EXERCISE REQUIREMENTS:
Copy exactly, and only, the lines below from the first through the one containing "solid transparent;border-bottom:3px solid", both included; pictures are omitted.

AVAILABLE DATA:
##############################
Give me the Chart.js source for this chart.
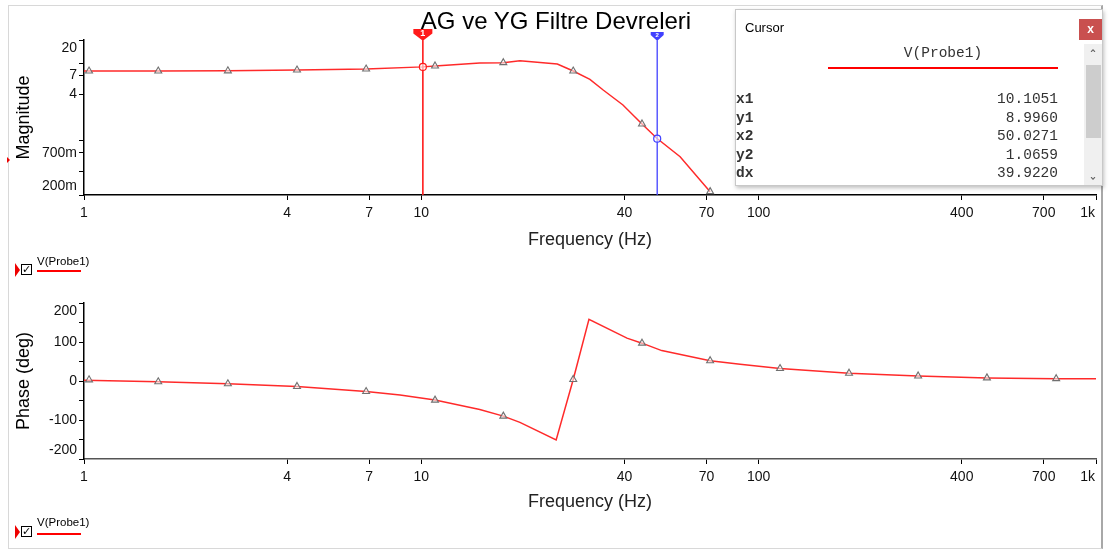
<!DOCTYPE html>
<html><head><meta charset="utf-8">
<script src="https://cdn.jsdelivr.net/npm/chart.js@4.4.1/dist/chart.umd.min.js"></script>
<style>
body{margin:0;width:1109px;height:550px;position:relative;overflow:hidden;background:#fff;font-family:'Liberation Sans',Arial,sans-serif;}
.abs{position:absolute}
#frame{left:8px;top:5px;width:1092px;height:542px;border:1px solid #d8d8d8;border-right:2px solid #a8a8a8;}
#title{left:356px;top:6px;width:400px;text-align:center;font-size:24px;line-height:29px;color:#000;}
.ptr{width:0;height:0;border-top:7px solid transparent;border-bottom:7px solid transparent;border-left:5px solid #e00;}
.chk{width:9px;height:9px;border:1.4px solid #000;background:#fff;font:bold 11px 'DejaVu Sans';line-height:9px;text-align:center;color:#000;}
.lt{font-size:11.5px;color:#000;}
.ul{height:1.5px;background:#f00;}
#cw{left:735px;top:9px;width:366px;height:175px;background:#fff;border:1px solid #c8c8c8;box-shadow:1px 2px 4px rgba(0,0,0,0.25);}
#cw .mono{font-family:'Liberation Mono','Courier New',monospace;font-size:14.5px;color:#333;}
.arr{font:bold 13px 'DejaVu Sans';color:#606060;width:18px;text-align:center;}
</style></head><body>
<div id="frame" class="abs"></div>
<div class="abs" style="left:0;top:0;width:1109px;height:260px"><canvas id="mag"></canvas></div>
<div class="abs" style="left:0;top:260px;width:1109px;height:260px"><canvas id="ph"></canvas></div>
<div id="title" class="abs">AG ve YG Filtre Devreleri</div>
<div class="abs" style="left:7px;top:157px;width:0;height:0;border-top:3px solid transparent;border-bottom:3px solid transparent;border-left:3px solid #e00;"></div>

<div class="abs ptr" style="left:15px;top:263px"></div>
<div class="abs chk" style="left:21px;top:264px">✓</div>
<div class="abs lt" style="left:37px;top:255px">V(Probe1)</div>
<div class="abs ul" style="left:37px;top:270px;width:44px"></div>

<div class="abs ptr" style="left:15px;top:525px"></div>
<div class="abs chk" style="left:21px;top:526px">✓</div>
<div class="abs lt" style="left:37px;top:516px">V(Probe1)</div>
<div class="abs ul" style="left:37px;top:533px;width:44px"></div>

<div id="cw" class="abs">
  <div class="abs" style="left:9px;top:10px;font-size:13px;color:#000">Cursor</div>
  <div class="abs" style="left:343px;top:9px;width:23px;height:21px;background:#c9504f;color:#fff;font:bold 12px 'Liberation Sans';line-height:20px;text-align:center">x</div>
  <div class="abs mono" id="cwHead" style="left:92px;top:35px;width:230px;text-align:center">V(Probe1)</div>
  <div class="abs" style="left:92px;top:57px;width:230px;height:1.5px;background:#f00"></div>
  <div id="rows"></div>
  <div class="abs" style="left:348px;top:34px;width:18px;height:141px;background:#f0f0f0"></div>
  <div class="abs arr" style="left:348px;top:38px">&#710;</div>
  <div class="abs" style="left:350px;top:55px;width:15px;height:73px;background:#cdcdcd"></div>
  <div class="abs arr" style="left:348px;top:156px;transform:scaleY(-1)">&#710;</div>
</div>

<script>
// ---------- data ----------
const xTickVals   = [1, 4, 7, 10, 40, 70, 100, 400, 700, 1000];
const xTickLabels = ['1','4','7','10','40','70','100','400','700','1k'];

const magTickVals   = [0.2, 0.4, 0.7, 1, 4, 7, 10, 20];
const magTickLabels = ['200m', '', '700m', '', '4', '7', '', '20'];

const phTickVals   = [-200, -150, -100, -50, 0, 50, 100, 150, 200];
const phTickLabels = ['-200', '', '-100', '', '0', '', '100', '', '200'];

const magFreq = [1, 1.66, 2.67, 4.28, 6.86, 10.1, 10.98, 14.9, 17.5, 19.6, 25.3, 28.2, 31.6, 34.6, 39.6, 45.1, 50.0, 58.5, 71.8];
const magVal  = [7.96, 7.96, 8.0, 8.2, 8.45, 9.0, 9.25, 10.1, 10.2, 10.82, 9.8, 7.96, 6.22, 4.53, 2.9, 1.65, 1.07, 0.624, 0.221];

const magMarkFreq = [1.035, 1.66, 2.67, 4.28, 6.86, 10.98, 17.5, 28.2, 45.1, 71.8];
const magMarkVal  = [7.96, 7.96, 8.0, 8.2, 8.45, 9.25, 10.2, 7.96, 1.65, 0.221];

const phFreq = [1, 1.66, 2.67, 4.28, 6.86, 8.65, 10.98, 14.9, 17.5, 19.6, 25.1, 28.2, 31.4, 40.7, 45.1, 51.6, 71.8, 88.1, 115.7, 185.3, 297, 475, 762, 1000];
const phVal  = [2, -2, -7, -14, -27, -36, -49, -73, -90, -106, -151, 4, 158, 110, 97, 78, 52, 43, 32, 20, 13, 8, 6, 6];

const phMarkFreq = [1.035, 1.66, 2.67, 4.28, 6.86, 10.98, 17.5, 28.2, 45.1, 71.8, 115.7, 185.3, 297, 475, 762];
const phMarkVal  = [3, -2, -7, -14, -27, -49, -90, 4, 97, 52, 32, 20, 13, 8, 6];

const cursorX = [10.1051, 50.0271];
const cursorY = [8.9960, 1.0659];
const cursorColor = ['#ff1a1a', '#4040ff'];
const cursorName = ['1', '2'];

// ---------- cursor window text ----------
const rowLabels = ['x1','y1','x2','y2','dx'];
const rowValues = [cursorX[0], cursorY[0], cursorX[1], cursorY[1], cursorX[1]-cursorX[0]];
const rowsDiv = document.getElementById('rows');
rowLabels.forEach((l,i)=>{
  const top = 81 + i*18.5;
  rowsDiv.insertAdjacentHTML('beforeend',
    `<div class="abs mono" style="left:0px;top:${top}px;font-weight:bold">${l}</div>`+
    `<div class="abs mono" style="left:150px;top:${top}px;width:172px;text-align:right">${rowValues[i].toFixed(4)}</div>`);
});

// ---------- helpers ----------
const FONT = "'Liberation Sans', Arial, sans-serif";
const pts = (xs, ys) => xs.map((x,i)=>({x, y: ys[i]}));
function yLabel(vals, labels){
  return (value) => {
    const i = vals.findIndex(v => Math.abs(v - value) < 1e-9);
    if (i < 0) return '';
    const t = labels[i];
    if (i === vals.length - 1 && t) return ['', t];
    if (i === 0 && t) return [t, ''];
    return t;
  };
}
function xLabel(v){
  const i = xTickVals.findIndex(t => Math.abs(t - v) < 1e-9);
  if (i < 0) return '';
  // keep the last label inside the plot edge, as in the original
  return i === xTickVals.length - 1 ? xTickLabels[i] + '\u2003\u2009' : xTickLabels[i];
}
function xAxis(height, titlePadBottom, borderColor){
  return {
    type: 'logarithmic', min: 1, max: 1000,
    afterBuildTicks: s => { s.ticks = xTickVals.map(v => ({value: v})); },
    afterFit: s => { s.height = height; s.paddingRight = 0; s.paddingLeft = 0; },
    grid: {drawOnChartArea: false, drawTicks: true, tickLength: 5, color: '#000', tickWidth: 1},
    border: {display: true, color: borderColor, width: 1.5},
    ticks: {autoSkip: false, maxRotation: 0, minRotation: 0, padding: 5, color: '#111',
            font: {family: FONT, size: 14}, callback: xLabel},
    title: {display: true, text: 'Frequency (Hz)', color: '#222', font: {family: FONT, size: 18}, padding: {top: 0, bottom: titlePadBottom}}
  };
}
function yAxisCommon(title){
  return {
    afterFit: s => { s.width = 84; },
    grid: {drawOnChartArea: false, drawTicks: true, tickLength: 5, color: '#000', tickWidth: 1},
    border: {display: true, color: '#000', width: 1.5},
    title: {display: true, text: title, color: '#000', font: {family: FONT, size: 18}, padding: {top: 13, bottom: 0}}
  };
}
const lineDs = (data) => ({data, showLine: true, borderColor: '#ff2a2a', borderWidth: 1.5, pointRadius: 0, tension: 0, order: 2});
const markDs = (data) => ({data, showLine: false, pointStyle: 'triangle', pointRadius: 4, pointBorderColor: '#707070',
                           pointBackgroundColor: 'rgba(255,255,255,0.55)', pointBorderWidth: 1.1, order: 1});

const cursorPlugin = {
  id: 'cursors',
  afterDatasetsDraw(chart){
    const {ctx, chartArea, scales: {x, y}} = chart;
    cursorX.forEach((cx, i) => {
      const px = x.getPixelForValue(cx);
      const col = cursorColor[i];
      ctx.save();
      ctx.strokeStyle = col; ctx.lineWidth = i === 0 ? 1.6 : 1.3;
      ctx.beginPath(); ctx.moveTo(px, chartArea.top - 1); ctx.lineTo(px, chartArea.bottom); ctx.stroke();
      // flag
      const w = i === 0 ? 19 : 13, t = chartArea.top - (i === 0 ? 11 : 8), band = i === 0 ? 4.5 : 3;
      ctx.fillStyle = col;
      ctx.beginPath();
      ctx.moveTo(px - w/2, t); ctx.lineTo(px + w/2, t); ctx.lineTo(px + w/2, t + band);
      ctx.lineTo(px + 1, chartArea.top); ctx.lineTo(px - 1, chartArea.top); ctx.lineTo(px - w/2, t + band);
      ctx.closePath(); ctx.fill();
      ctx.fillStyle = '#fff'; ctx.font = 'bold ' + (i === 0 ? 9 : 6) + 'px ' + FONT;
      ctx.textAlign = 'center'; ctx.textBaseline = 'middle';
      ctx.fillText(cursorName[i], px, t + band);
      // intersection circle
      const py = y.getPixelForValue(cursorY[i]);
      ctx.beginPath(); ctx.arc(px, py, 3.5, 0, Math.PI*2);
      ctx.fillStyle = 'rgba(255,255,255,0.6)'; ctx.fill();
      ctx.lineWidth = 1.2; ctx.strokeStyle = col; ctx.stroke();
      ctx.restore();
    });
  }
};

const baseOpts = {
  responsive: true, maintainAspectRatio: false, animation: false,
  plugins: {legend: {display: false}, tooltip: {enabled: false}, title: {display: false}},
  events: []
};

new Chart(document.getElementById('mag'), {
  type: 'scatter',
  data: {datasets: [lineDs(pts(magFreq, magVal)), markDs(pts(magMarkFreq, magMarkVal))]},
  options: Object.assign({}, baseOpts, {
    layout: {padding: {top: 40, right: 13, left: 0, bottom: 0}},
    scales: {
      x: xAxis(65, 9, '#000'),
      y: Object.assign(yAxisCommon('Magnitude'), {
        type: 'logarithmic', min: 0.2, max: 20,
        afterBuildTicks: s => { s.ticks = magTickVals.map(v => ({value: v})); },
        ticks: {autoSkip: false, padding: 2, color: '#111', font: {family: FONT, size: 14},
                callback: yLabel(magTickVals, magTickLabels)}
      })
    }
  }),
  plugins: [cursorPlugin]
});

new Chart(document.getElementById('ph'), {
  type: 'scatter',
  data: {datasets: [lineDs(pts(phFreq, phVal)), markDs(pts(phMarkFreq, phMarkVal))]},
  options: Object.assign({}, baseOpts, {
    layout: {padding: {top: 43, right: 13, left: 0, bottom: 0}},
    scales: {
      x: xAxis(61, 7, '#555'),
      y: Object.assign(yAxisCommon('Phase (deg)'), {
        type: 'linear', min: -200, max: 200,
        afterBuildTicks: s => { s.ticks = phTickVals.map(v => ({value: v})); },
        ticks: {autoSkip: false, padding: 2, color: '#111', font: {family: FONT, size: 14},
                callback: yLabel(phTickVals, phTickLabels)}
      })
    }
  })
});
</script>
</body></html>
##############################
THE RESULT:
Give me the Chart.js source for this chart.
<!DOCTYPE html>
<html><head><meta charset="utf-8">
<script src="https://cdn.jsdelivr.net/npm/chart.js@4.4.1/dist/chart.umd.min.js"></script>
<style>
body{margin:0;width:1109px;height:550px;position:relative;overflow:hidden;background:#fff;font-family:'Liberation Sans',Arial,sans-serif;}
.abs{position:absolute}
#frame{left:8px;top:5px;width:1092px;height:542px;border:1px solid #d8d8d8;border-right:2px solid #a8a8a8;}
#title{left:356px;top:6px;width:400px;text-align:center;font-size:24px;line-height:29px;color:#000;}
.ptr{width:0;height:0;border-top:7px solid transparent;border-bottom:7px solid transparent;border-left:5px solid #e00;}
.chk{width:9px;height:9px;border:1.4px solid #000;background:#fff;font:bold 11px 'DejaVu Sans';line-height:9px;text-align:center;color:#000;}
.lt{font-size:11.5px;color:#000;}
.ul{height:1.5px;background:#f00;}
#cw{left:735px;top:9px;width:366px;height:175px;background:#fff;border:1px solid #c8c8c8;box-shadow:1px 2px 4px rgba(0,0,0,0.25);}
#cw .mono{font-family:'Liberation Mono','Courier New',monospace;font-size:14.5px;color:#333;}
.arr{font:bold 13px 'DejaVu Sans';color:#606060;width:18px;text-align:center;}
</style></head><body>
<div id="frame" class="abs"></div>
<div class="abs" style="left:0;top:0;width:1109px;height:260px"><canvas id="mag"></canvas></div>
<div class="abs" style="left:0;top:260px;width:1109px;height:260px"><canvas id="ph"></canvas></div>
<div id="title" class="abs">AG ve YG Filtre Devreleri</div>
<div class="abs" style="left:7px;top:157px;width:0;height:0;border-top:3px solid transparent;border-bottom:3px solid transparent;border-left:3px solid #e00;"></div>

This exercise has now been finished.